[Source records]
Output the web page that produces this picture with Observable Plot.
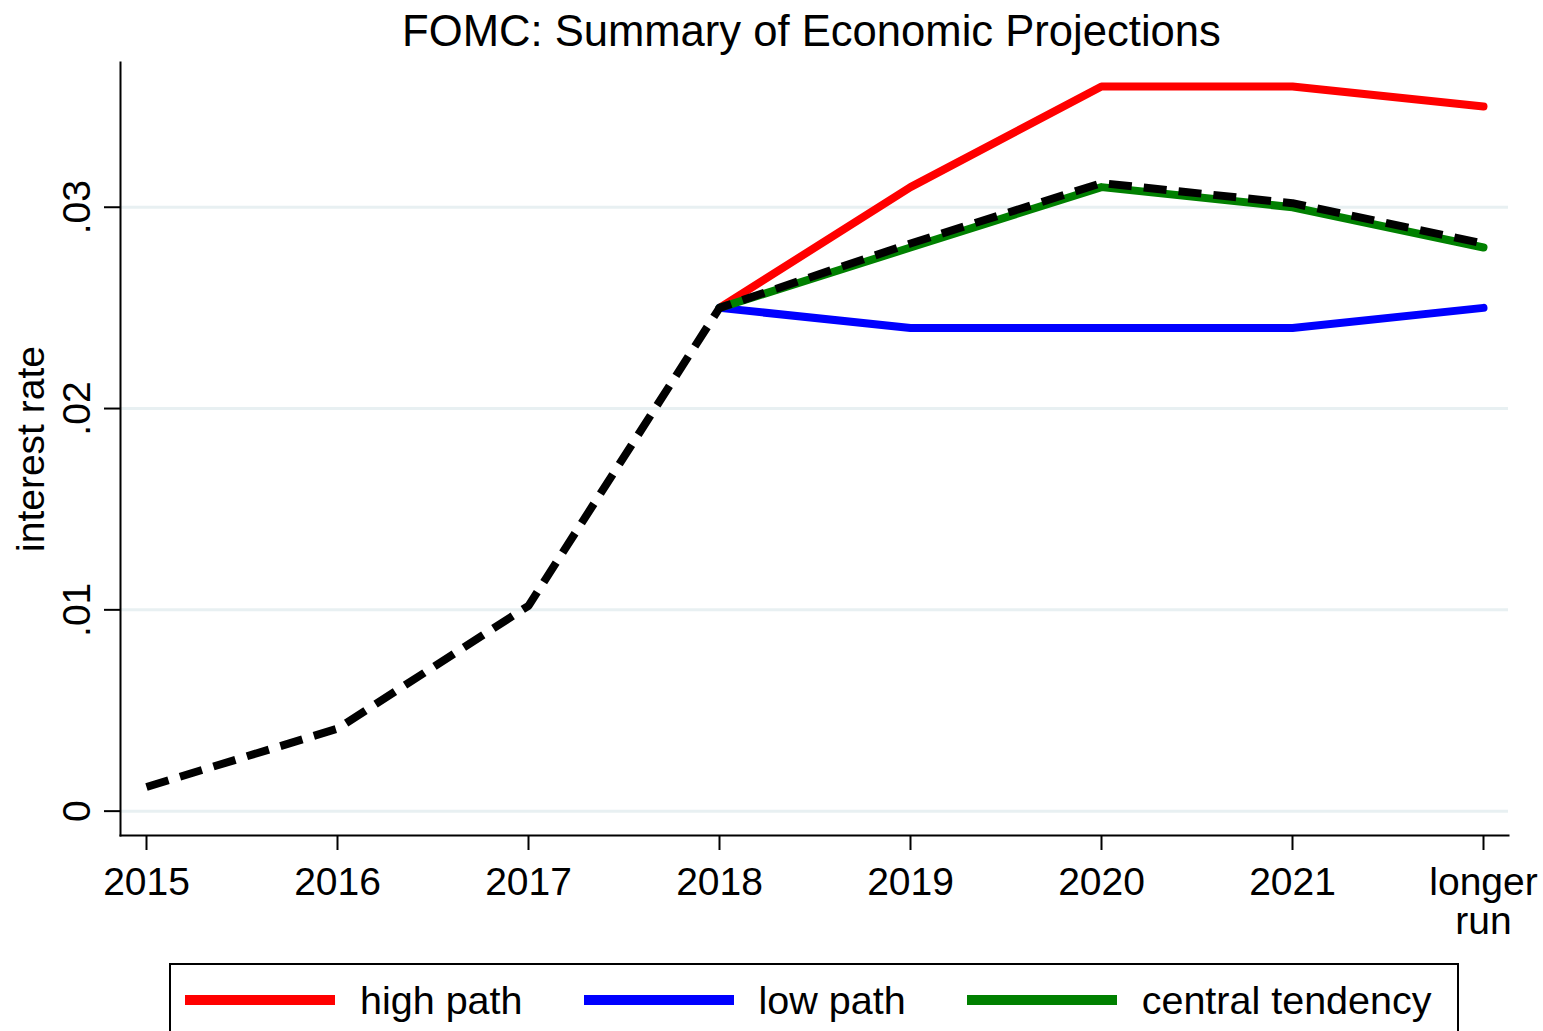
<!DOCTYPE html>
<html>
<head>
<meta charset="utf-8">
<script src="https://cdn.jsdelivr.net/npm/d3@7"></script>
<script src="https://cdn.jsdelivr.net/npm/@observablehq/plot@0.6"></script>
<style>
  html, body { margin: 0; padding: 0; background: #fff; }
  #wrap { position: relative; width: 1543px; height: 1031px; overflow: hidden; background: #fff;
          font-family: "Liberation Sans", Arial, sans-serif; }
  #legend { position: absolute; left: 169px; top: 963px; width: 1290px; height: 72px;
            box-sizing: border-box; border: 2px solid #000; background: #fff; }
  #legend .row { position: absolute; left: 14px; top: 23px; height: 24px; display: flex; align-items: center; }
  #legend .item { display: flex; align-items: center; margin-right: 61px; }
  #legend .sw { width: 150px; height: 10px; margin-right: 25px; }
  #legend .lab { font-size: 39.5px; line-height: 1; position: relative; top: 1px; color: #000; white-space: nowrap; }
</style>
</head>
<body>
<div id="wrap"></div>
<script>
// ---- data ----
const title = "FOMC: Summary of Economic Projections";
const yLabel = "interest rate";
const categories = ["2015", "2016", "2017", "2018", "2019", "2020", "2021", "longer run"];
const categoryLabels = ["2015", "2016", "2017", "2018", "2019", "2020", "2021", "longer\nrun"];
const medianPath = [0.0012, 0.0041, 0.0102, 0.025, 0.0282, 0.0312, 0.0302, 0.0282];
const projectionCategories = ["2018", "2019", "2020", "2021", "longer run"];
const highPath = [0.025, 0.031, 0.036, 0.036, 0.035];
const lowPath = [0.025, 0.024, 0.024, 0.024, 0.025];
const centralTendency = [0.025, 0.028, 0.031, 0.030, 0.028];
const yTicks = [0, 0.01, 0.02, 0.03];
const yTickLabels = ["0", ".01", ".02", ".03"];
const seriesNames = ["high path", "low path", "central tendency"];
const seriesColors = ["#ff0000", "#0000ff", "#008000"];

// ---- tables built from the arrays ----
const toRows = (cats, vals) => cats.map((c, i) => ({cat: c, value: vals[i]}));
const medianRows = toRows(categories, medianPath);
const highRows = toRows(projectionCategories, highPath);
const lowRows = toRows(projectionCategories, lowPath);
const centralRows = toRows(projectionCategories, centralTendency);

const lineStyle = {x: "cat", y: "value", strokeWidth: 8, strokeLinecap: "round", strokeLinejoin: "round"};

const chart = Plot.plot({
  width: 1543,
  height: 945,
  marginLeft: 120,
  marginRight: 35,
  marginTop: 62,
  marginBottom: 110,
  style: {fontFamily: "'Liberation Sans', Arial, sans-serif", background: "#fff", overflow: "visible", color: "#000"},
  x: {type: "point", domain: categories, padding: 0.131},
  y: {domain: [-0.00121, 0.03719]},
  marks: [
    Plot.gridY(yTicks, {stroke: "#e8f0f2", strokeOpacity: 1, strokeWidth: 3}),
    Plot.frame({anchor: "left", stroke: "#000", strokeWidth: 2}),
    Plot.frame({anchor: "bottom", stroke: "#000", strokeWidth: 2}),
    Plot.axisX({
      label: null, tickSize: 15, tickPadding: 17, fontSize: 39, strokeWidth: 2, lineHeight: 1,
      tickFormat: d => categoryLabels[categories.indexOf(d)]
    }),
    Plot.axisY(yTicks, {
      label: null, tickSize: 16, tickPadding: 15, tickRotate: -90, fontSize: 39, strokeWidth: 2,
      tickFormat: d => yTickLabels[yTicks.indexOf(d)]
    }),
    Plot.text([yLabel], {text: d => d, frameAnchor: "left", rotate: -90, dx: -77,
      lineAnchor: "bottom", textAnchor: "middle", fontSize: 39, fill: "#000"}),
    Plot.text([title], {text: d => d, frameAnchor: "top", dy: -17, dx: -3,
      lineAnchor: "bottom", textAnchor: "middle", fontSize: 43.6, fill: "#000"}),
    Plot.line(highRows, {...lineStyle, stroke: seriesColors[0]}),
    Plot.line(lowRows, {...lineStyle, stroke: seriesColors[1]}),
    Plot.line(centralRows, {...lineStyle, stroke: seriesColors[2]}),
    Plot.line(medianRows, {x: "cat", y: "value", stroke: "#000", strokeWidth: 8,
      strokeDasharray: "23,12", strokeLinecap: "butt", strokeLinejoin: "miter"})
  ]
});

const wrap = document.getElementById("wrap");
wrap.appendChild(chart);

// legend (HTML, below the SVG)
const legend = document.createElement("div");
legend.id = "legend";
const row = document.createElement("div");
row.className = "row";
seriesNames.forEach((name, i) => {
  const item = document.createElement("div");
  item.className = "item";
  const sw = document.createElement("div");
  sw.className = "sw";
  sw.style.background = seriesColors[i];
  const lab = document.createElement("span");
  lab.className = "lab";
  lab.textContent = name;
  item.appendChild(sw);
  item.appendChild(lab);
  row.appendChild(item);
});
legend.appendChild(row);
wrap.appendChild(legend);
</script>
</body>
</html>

--

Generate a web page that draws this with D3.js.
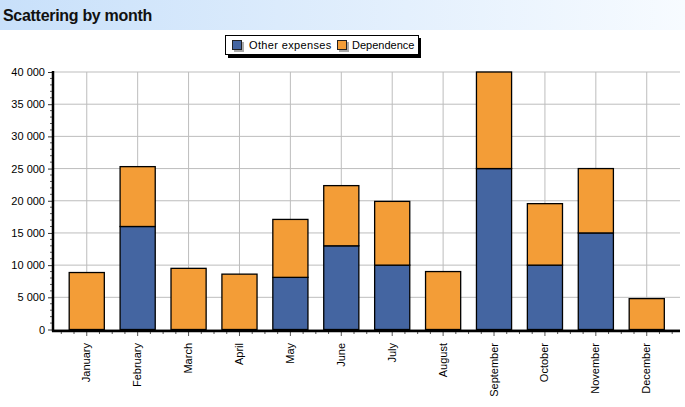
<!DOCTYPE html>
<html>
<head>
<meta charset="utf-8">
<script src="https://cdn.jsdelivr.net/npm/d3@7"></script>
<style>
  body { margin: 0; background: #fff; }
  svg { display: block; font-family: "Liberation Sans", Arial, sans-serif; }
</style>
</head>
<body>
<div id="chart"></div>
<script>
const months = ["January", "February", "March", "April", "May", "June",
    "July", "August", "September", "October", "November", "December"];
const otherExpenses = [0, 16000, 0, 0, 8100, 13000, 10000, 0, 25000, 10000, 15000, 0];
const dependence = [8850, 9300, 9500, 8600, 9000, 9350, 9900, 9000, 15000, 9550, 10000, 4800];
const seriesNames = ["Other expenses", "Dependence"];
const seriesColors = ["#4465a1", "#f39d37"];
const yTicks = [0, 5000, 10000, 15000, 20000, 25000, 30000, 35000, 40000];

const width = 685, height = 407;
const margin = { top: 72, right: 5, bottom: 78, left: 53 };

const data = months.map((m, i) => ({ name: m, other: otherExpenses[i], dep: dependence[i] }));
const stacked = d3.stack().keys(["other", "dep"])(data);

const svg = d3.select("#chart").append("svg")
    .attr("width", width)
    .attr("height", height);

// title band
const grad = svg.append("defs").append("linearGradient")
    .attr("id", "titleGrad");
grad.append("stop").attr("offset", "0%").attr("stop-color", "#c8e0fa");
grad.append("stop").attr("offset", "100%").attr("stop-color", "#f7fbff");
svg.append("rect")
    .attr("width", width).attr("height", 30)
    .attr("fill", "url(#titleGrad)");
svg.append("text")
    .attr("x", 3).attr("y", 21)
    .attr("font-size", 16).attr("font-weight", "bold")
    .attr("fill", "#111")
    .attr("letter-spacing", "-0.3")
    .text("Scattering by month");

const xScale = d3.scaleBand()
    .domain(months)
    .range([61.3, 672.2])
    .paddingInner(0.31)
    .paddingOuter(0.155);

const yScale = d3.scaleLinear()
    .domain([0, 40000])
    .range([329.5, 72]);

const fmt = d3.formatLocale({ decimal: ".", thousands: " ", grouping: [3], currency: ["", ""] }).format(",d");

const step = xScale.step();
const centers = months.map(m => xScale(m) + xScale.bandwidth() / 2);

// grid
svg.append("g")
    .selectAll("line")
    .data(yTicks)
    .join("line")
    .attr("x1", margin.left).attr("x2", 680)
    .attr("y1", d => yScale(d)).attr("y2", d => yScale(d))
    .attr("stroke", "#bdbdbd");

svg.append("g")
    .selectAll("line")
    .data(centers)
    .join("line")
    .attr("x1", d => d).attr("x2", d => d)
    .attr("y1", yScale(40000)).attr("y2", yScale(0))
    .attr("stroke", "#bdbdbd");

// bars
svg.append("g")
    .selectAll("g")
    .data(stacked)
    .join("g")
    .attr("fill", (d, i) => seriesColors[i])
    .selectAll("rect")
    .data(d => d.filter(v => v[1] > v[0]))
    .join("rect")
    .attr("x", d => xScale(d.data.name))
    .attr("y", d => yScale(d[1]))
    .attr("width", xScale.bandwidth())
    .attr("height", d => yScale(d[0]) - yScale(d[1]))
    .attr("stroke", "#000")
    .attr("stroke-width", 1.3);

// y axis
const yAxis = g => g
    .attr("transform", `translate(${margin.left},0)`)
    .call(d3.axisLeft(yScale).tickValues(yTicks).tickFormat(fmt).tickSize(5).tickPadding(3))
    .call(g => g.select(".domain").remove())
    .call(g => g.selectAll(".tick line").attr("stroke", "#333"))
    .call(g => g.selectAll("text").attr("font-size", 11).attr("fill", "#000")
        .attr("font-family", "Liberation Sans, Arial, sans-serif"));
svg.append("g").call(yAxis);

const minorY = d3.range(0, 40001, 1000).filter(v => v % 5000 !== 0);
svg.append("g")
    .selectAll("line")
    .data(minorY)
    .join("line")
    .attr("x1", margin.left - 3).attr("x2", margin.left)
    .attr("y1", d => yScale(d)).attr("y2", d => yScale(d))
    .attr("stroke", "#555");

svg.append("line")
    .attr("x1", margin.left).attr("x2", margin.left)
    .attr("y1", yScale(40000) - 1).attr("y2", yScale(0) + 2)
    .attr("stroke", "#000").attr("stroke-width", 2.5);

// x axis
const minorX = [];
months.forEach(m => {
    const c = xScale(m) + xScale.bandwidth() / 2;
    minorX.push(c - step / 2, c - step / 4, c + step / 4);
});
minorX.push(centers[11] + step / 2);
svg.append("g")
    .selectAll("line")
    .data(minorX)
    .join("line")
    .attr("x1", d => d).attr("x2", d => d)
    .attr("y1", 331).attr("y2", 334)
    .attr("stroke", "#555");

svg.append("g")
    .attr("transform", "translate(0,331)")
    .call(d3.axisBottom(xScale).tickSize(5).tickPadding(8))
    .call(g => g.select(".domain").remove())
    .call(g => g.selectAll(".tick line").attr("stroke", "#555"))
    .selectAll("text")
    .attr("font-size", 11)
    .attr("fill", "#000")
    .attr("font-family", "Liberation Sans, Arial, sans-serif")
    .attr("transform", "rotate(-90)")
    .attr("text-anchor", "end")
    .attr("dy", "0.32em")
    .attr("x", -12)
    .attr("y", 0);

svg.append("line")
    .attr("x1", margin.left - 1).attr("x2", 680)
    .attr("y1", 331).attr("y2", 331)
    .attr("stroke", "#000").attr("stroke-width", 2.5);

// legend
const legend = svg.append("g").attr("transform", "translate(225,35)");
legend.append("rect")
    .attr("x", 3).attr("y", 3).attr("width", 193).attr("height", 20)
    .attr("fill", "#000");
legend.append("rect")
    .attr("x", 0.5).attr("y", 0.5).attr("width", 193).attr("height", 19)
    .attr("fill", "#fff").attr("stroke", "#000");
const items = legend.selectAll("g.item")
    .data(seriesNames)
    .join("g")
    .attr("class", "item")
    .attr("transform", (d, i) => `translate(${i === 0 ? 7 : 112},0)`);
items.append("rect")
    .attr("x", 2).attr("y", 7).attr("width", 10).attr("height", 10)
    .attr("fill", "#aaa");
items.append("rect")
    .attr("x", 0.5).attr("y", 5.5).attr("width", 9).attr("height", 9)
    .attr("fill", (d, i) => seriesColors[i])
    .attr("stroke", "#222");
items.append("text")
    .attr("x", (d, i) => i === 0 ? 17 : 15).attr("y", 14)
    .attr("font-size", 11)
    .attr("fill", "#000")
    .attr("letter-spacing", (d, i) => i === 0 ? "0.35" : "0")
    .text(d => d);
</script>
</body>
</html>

Task brief: Isolate the lines above that contain the word "with" and copy them.

Reply to the exercise:
Output the web page that produces this picture with Observable Plot.
Generate a web page that draws this with D3.js.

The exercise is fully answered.